About Us

Our vision is to engage the St. Catherine University community and the greater community in women-centered visual arts, while supporting the vision and mission of the University.

  • Mission statement

    The Mission of the Gallery

    The Catherine G. Murphy Gallery exists as an integral part of the education of all St. Catherine University students. It supports the founding principles of the University by underscoring women’s contributions to art and exploring themes of social justice, activism and aesthetics.

    The Catherine G. Murphy Gallery is an extension of the University’s mission to integrate the liberal arts and education. The gallery provides both the campus community and the public with access to art exhibitions, programming and the University's Fine Art Collection, all of which seek to maintain a powerful women-centered presence in the local and regional arts communities. By showcasing contemporary as well as historical artwork by all genders, The Catherine G. Murphy Gallery emphasizes the visual arts as a method for illuminating and exploring global and emerging societal issues grounded in women’s perspectives.

  • our history

    About Catherine G. Murphy

    Catherine G. Murphy, St. Catherine alumna and benefactor of the University’s Catherine G. Murphy Gallery, is responsible for a meaningful cultural legacy for the college and the entire Twin Cities community. Catherine G. Murphy attended the College of St. Catherine in the late 1920s, studying French and art and earning an Associate of Arts degree. Murphy worked for 25 years for the St. Paul Board of Realtors before retiring in 1961, and regularly served as Class of 1930 representative. In 1978, Murphy’s aunt, whom she had taken care of for several years, remembered Murphy in her will with a large sum of money. In a 1979 interview with St. Catherine staff, Murphy explained why she made such a generous commitment to the institution. "I'm very proud of the fact that I went to a good private school – When I decided to make a donation to the college, I told Rita [Gillach Otte '49, former director of planned giving] and Peter [Lupori, professor emeritus of art], 'Instead of the usual scholarship contribution, I prefer to do something for the art department.' The college came up with a plan to endow the galleries, which sounded perfect."

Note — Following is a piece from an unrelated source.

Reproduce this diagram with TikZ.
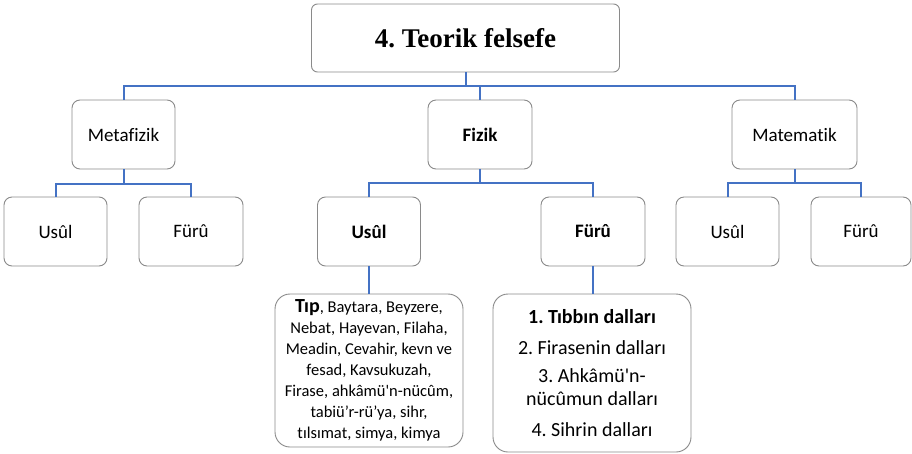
\documentclass[tikz,border=0pt]{standalone}
\usepackage{fontspec}
\setmainfont{Carlito}[Ligatures=NoCommon]
\newfontfamily\titlefont{Liberation Serif}
\definecolor{linkblue}{HTML}{4472C4}
\definecolor{boxgray}{HTML}{8A8A8A}
\frenchspacing
\begin{document}
\begin{tikzpicture}[x=1pt,y=-1pt,
  box/.style={draw=boxgray,line width=0.9pt,rounded corners=8pt,fill=white,inner sep=0pt,align=center,font=\fontsize{19}{23}\selectfont},
  bigbox/.style={box,rounded corners=15pt},
  link/.style={draw=linkblue,line width=2pt}]
\useasboundingbox (0,0) rectangle (912,453);
% nodes
\node[box,rounded corners=6pt,minimum width=308pt,minimum height=68pt] (top) at (465.5,38) {\titlefont\fontsize{27}{30}\selectfont\bfseries 4. Teorik felsefe};
\node[box,minimum width=103pt,minimum height=69pt] (meta) at (123.5,134.5) {Metafizik};
\node[box,minimum width=104pt,minimum height=69pt] (fiz) at (480,134.5) {\bfseries Fizik};
\node[box,minimum width=125pt,minimum height=69pt] (mat) at (794.5,134.5) {Matematik};
\node[box,minimum width=103pt,minimum height=69pt] (u1) at (55.5,231.5) {Usûl};
\node[box,minimum width=104pt,minimum height=69pt] (f1) at (191,231.5) {Fürû};
\node[box,minimum width=103pt,minimum height=69pt] (u2) at (369,231.5) {\bfseries Usûl};
\node[box,minimum width=104pt,minimum height=69pt] (f2) at (593,231.5) {\bfseries Fürû};
\node[box,minimum width=103pt,minimum height=69pt] (u3) at (727.5,231.5) {Usûl};
\node[box,minimum width=100pt,minimum height=69pt] (f3) at (861,231.5) {Fürû};
\node[bigbox,minimum width=188pt,minimum height=153pt,font=\fontsize{16.5}{21}\selectfont] (d1) at (369,370.5)
 {{\fontsize{20}{21}\selectfont\bfseries Tıp}, Baytara, Beyzere,\\Nebat, Hayevan, Filaha,\\Meadin, Cevahir, kevn ve\\fesad, Kavsukuzah,\\Firase, ahkâmü\textquotesingle n-nücûm,\\tabiü’r-rü’ya, sihr,\\tılsımat, simya, kimya};
\node[bigbox,minimum width=198pt,minimum height=158pt,font=\fontsize{20}{23}\selectfont] (d2) at (592,373)
 {\bfseries 1. Tıbbın dalları\\[8pt]2. Firasenin dalları\\[5pt]3. Ahkâmü\textquotesingle n-\\nücûmun dalları\\[8pt]4. Sihrin dalları};
% connectors
\draw[link] (top.south) -- (top.south |- 0,86) coordinate (j0);
\draw[link] (meta.north) |- (j0) -| (mat.north);
\draw[link] (fiz.north) -- (fiz.north |- j0);
\draw[link] (meta.south) -- (meta.south |- 0,184) coordinate (j1);
\draw[link] (u1.north) |- (j1) -| (f1.north);
\draw[link] (fiz.south) -- (fiz.south |- 0,183) coordinate (j2);
\draw[link] (u2.north) |- (j2) -| (f2.north);
\draw[link] (mat.south) -- (mat.south |- 0,183) coordinate (j3);
\draw[link] (u3.north) |- (j3) -| (f3.north);
\draw[link] (u2.south) -- (u2.south |- d1.north);
\draw[link] (f2.south) -- (f2.south |- d2.north);
\end{tikzpicture}
\end{document}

    With Otte's help, Murphy created a charitable remainder unitrust in 1979, designating the art gallery as the beneficiary. She also committed to providing $10,000 in annual support of the gallery. That same year, the gallery was named in her honor at a gala celebration. Since then, Murphy’s original gift of $500,000 in appreciated stocks has grown to an endowment of over $1 million, the interest from which will provide ongoing support for the gallery. "Catherine’s initial endowment commitment and her annual support provided leverage to build the gallery into the much sought-after exhibition space that it is today," explains Gallery Director Kathleen M. Daniels ’73. Each spring, the gallery hosts a juried exhibition of all senior art majors. These exhibitions were always a favorite of Murphy, because, as she commented in 1979, "I like to see how the students’ perception of art has changed."